Look Ma! I’ve got hands!
I love the complete wonder and awe in babies chubby little faces when they discover something new. When babies are this small, their growth and development is happening at such a rapid pace – don’t blink because you might miss something! – even thought I see them every week the changes that can occur over just six days is unbelievable. In just one week I have witnessed these little ones can go from size a to size b, from blank stares to ear to ear smiles, from sheepish grins to full on laugher, from supporting their head during tummy time to rolling over, from rolling to sitting, from sitting to scooting, from scooting to crawling. It’s amazing to be able to see these changes and a blessing to be a part of and share these milestones with them and their parents.
My Cuddle & Bounce parents and their littlies – the youngest just 4 months! – have been exploring a unit the past two weeks called Zoom Baby.
Bumpity-bump, zippity-zoom, babies are on the go! This unit is packed with move-move-movement, as spatial development takes focus. Activities that explore distance, speed, placement, reaching, dancing, rocking, bouncing, and wheels-on-the-bus-ing all get baby zoom-zoom-zooming to big smiles in Zoom Baby
Lesson Focus: Spatial Development
Do you remember learning how to drive a car? Figuring out how to safely merge into traffic, learning the speed at which to take a curve, and even mastering (gulp!) parallel parking took practice. You needed to familiarize yourself with the size and shape of your vehicle, learn how to maneuver all the necessary gadgets, and figure out how close you car was to others on the road. Driving takes a keen sense of spatial awareness, which is the ability to be mindful of where you are in space and to see two or more objects in relation to each other and to yourself.

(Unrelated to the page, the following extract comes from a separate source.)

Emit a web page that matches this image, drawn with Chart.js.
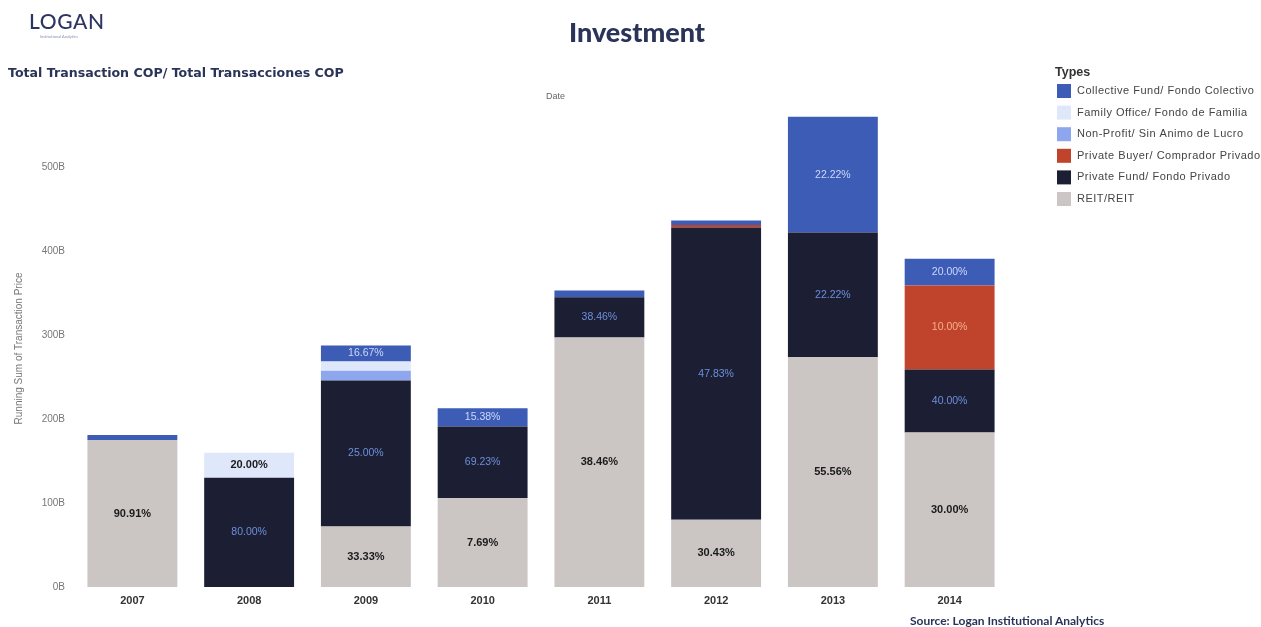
<!DOCTYPE html>
<html>
<head>
<meta charset="utf-8">
<script src="https://cdn.jsdelivr.net/npm/chart.js@4.4.1/dist/chart.umd.min.js"></script>
<style>
  body { margin: 0; background: #fff; }
  #wrap { position: relative; width: 1261px; height: 627px; overflow: hidden; }
  #investment { position: absolute; left: 0; top: 0; }
  .txt { position: absolute; white-space: nowrap; }
  #logo { left: 29px; top: 8px; font: 500 21px Lato, sans-serif; color: #2e3563; letter-spacing: 0.6px; }
  #logoSub { left: 40px; top: 34px; font: 4px Lato, sans-serif; color: #8a90b0; }
  #title { left: 0; width: 1274px; text-align: center; top: 15px; font: 900 27px Lato, sans-serif; color: #2a3358; }
  #subtitle { left: 8px; top: 65px; font: bold 12.6px "DejaVu Sans", sans-serif; color: #2a3358; }
  #dateLbl { left: 546px; top: 91px; font: 9px "Liberation Sans", Arial, sans-serif; color: #666; }
  #source { left: 910px; top: 613px; font: 700 12px Lato, sans-serif; color: #2a3358; }
</style>
</head>
<body>
<div id="wrap">
  <canvas id="investment" width="1261" height="627"></canvas>
  <div class="txt" id="logo">LOGAN</div>
  <div class="txt" id="logoSub">Institutional Analytics</div>
  <div class="txt" id="title">Investment</div>
  <div class="txt" id="subtitle">Total Transaction COP/ Total Transacciones COP</div>
  <div class="txt" id="dateLbl">Date</div>
  <div class="txt" id="source">Source: Logan Institutional Analytics</div>
</div>
<script>
// Years on the x axis
var years = ['2007', '2008', '2009', '2010', '2011', '2012', '2013', '2014'];

// Running sum of transaction price per type, in billions COP
var reit          = [175, 0, 72, 106, 297, 80, 274, 184];
var privateFund   = [0, 130, 174, 85, 48, 348, 148, 75];
var privateBuyer  = [0, 0, 0, 0, 0, 3, 0, 100];
var nonProfit     = [0, 0, 11.5, 0, 0, 0, 0, 0];
var familyOffice  = [0, 30, 11, 0, 0, 0, 0, 0];
var collective    = [6, 0, 19, 22, 8, 5.5, 138, 32];

// Share labels printed inside the segments ('' = no label)
var reitPct         = ['90.91%', '', '33.33%', '7.69%', '38.46%', '30.43%', '55.56%', '30.00%'];
var privateFundPct  = ['', '80.00%', '25.00%', '69.23%', '38.46%', '47.83%', '22.22%', '40.00%'];
var privateBuyerPct = ['', '', '', '', '', '', '', '10.00%'];
var nonProfitPct    = ['', '', '', '', '', '', '', ''];
var familyOfficePct = ['', '20.00%', '', '', '', '', '', ''];
var collectivePct   = ['', '', '16.67%', '15.38%', '', '', '22.22%', '20.00%'];

// Y axis tick values
var yTicks = [0, 100, 200, 300, 400, 500];

// Stack order bottom -> top
var series = [
    { label: 'REIT/REIT', data: reit, pct: reitPct, color: '#cbc5c4', text: '#1a1a1a', bold: true },
    { label: 'Private Fund/ Fondo Privado', data: privateFund, pct: privateFundPct, color: '#1c1f33', text: '#6d8fdc', bold: false },
    { label: 'Private Buyer/ Comprador Privado', data: privateBuyer, pct: privateBuyerPct, color: '#c0432b', text: '#f4b090', bold: false },
    { label: 'Non-Profit/ Sin Animo de Lucro', data: nonProfit, pct: nonProfitPct, color: '#8ea6ee', text: '#1a1a1a', bold: false },
    { label: 'Family Office/ Fondo de Familia', data: familyOffice, pct: familyOfficePct, color: '#dfe8fb', text: '#1a1a1a', bold: true },
    { label: 'Collective Fund/ Fondo Colectivo', data: collective, pct: collectivePct, color: '#3c5cb6', text: '#cdd8fa', bold: false }
];

// Percent labels centred in each segment
var segmentLabels = {
    id: 'segmentLabels',
    afterDatasetsDraw: function(chart) {
        var c = chart.ctx;
        c.save();
        c.textAlign = 'center';
        c.textBaseline = 'middle';
        series.forEach(function(s, i) {
            var meta = chart.getDatasetMeta(i);
            meta.data.forEach(function(bar, j) {
                var txt = s.pct[j];
                if (!txt) return;
                c.font = (s.bold ? 'bold 11px' : '10.5px') + ' "Liberation Sans", Arial, sans-serif';
                c.fillStyle = s.text;
                c.fillText(txt, bar.x, (bar.y + bar.base) / 2);
            });
        });
        c.restore();
    }
};

// "Types" legend on the right, listed top of stack first
var typesLegend = {
    id: 'typesLegend',
    afterDraw: function(chart) {
        var c = chart.ctx;
        var x = 1057, y = 91, step = 21.6;
        c.save();
        c.fillStyle = '#333';
        c.font = 'bold 12.5px "Liberation Sans", Arial, sans-serif';
        c.textBaseline = 'middle';
        c.fillText('Types', 1055, 73);
        c.font = '11px "Liberation Sans", Arial, sans-serif';
        c.letterSpacing = '0.5px';
        series.slice().reverse().forEach(function(s, k) {
            var cy = y + k * step;
            c.fillStyle = s.color;
            c.fillRect(x, cy - 7, 14, 14);
            c.fillStyle = '#444';
            c.fillText(s.label, x + 20, cy);
        });
        c.restore();
    }
};

var ctx = document.getElementById('investment').getContext('2d');

var myChart = new Chart(ctx, {
    type: 'bar',
    data: {
        labels: years,
        datasets: series.map(function(s) {
            return {
                label: s.label,
                data: s.data,
                backgroundColor: s.color,
                borderWidth: 0,
                barPercentage: 0.77,
                categoryPercentage: 1.0
            };
        })
    },
    options: {
        responsive: false,
        animation: false,
        devicePixelRatio: 1,
        layout: {
            padding: { left: 0, right: 253, top: 110, bottom: 10 }
        },
        scales: {
            x: {
                stacked: true,
                grid: { display: false, drawTicks: false },
                border: { display: false },
                ticks: {
                    autoSkip: false,
                    maxRotation: 0,
                    padding: 7,
                    color: '#333',
                    font: { family: '"Liberation Sans", Arial, sans-serif', size: 11, weight: 'bold' }
                },
                afterFit: function(scale) { scale.height = 30; }
            },
            y: {
                stacked: true,
                min: 0,
                max: 568,
                grid: { display: false, drawTicks: false },
                border: { display: false },
                afterBuildTicks: function(scale) {
                    scale.ticks = yTicks.map(function(v) { return { value: v }; });
                },
                ticks: {
                    padding: 9,
                    color: '#777',
                    font: { family: '"Liberation Sans", Arial, sans-serif', size: 10 },
                    callback: function(v) { return v + 'B'; }
                },
                title: {
                    display: true,
                    text: 'Running Sum of Transaction Price',
                    color: '#777',
                    padding: { top: 13, bottom: 0 },
                    font: { family: '"Liberation Sans", Arial, sans-serif', size: 10 }
                },
                afterFit: function(scale) { scale.width = 74; }
            }
        },
        plugins: {
            legend: { display: false },
            tooltip: { enabled: false }
        }
    },
    plugins: [segmentLabels, typesLegend]
});
</script>
</body>
</html>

Although they’re not quite ready for their driver’s licenses, babies are learning how to “drive” and control their bodies—and spatial awareness helps them, too. In Kindermusik, when you hold your baby “up in the sky” during the circle dance, interact with moving balls during tummy time, or even play with scarves, your baby gains a greater understanding of his body and how it relates to his surroundings. The music and movement activities in Kindermusik help your child begin to grasp concepts such as distance, speed, placement (over, under, behind, etc.), and even gravity.
Everyday Connection: Space (Awareness) Cadet. Any time of the day is the perfect time to support your child’s spatial development. So go ahead, put on some music, pick up your baby, and ziggy-zag-zoom around the house, down the street, or in front of the bathroom mirror. Your little space cadet will gain a greater sense of spatial awareness while you get a few extra snuggles and smiles!
Scaffolding: you probably already use it, and if you don’t this is why you should
Last week we began a new unit in our Wiggle & Grow family style class…
Up and at ’em! Use your imaginations to hit the town: Down the street to the bake shop, the cobbler’s shop, the grocery store, and even the doctor’s office as we move, move, move through our busy, busy day. Then, back home again to relax and get ready for bed. Come along for a great adventure as we Rhyme Around Town!
The Lesson Focus: Scaffolding
There is a reason children start out small. Changing diapers and clothes, strapping into car seats, bathing, feeding, sleeping (or not): It’s a steep learning curve for new parents! For many of us, it’s only after surviving that first year (and every year thereafter) that we recognize how much we learned along the way—and how much more we have to learn! Thankfully, as we built on what the previous day taught us, we gained both skills and confidence in our parenting abilities.
In Kindermusik, we call this learning process “scaffolding.” Each week in class, we support your child’s learning by building on your child’s current abilities and nourishing your unique role as your child’s first and best teacher. Scaffolding involves varying the level of the activity depending upon your child’s responses. So each week in class scaffolding occurs when you investigate together different ways to mend shoes with rhythm sticks or when you follow your child’s lead on how to move with the scarves on “Sing a Ling” while also offering suggestions based on the original idea. As with your parenting abilities, scaffolding helps your child gain both skills and confidence.
Everyday Connection: “Scaffolding Seuss.” During story time, use scaffolding techniques to support your child’s emerging literacy skills. Point out letters, label the pictures, ask your child questions about what is happening or encourage your child to make predictions about what will happen next or even after the book ends. Let your child’s responses guide the conversation.